Find out how much a pied-à-terre tax would affect the value of NYC’s most expensive homes
220 Central Park South. Image via Vornado Realty Trust and Robert A.M. Stern Architects.
Calls for a so-called pied-à-terre tax have increased since hedge fund manager Ken Griffin closed on a penthouse at 220 Central Park South for over $239 million in January, for a residence that the billionaire will be using as “a place to stay when he’s in town.” And State Budget Director Robert Mujica stated recently that a pied-à-terre tax could be combined with other revenue solutions to help fund the Metropolitan Transportation Authority’s $40 billion in capital needs. Owners of some of the city’s highest-priced real estate, however, could face a dramatic dip in their property values if the tax plan is enacted, the Wall Street Journal reports, after an analysis that showed how the heftiest tax would be levied on a small number of houses, co-ops, and condos with market values of $25 million or more. The new tax could potentially slash the value of this handful of pricy properties by almost half.
One57 . Image © Wade Zimmerman courtesy of Agence Christian de Portzamparc (ACDP)

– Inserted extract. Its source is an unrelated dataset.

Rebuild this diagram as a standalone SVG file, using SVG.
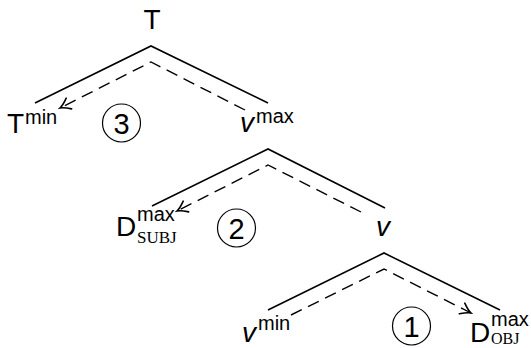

City Council Members Mark Levine and Margaret Chin recently announced support for a bill that was first drafted by Sen. Brad Hoylman five years ago, which would place a yearly surcharge of 0.5 percent to 4 percent on secondary residences, also known as pieds-à-terre, worth more than $5 million. The tax would be part of the state budget for the fiscal year starting April 1.
The impact of the tax was calculated using a standard financial measure known as the net present value, added up the current cost of a stream of 30 years of future tax payments for each property. The tax hit homeowners would face under the new bill for the next 30 years could trim the value of the average mansion priced at $25 million or more by about 46 percent; the value of homes selling for between $20 million and $25 million would fall by 26 percent.
Image via One57.
The tax burden on properties valued at $25 million comes to an average of $846,000 for each, with the highest being about $8.97 million a year for Ken Griffin’s pad. Michael Dell’s 90th-floor penthouse at One57 would be asked to fork over more than $3.3 million a year based on the $100.5 million purchase. On that same building’s 75th floor, a unit purchased for $90 million by investor William Ackman will face a bill of more than $3 million based on the purchase price.
19 East 64th Street via Wikimedia
A $77.5 million duplex unit at 834 Fifth Avenue owned by Len Blavatnik could face a tax that tops $2.4 million. The billionaire owns two pricey-co-ops on the avenue; the one at 834 Fifth was the most expensive co-op sale in Manhattan in 2015. Blavatnik also broke the city’s record for the most expensive townhouse after paying $90 million for an Upper East Side mansion at 19 East 64th Street last year.
The tax plan would also include second and third homes of New York City residents and any home listed as being under corporate ownership (even if the owners use it as a primary residence). The Journal’s analysis projects that the tax would raise a total of $471 million from corporate residences, half of which would come from about 280 properties worth $25 million or more. 923 property owners with apartments valued below $6 million would pay a total of $2.1 million annually.
Players with a stake in ultra high-stakes residential real estate–i.e. the real estate industry and a handful of owners–have been lobbying against the bill; there has been a proposal to drop the annual tax in favor of a one-time transfer tax.
One property owner who is facing down the prospect of having to pay a multi-million dollar annual tax told the WSJ he feared destruction of the upper end of the real estate market and damage to the city’s reputation as a world-class city–and eventually a real estate recession: “The tax is a disaster. If you actually put the tax in place, you would massively reduce the value of real estate.”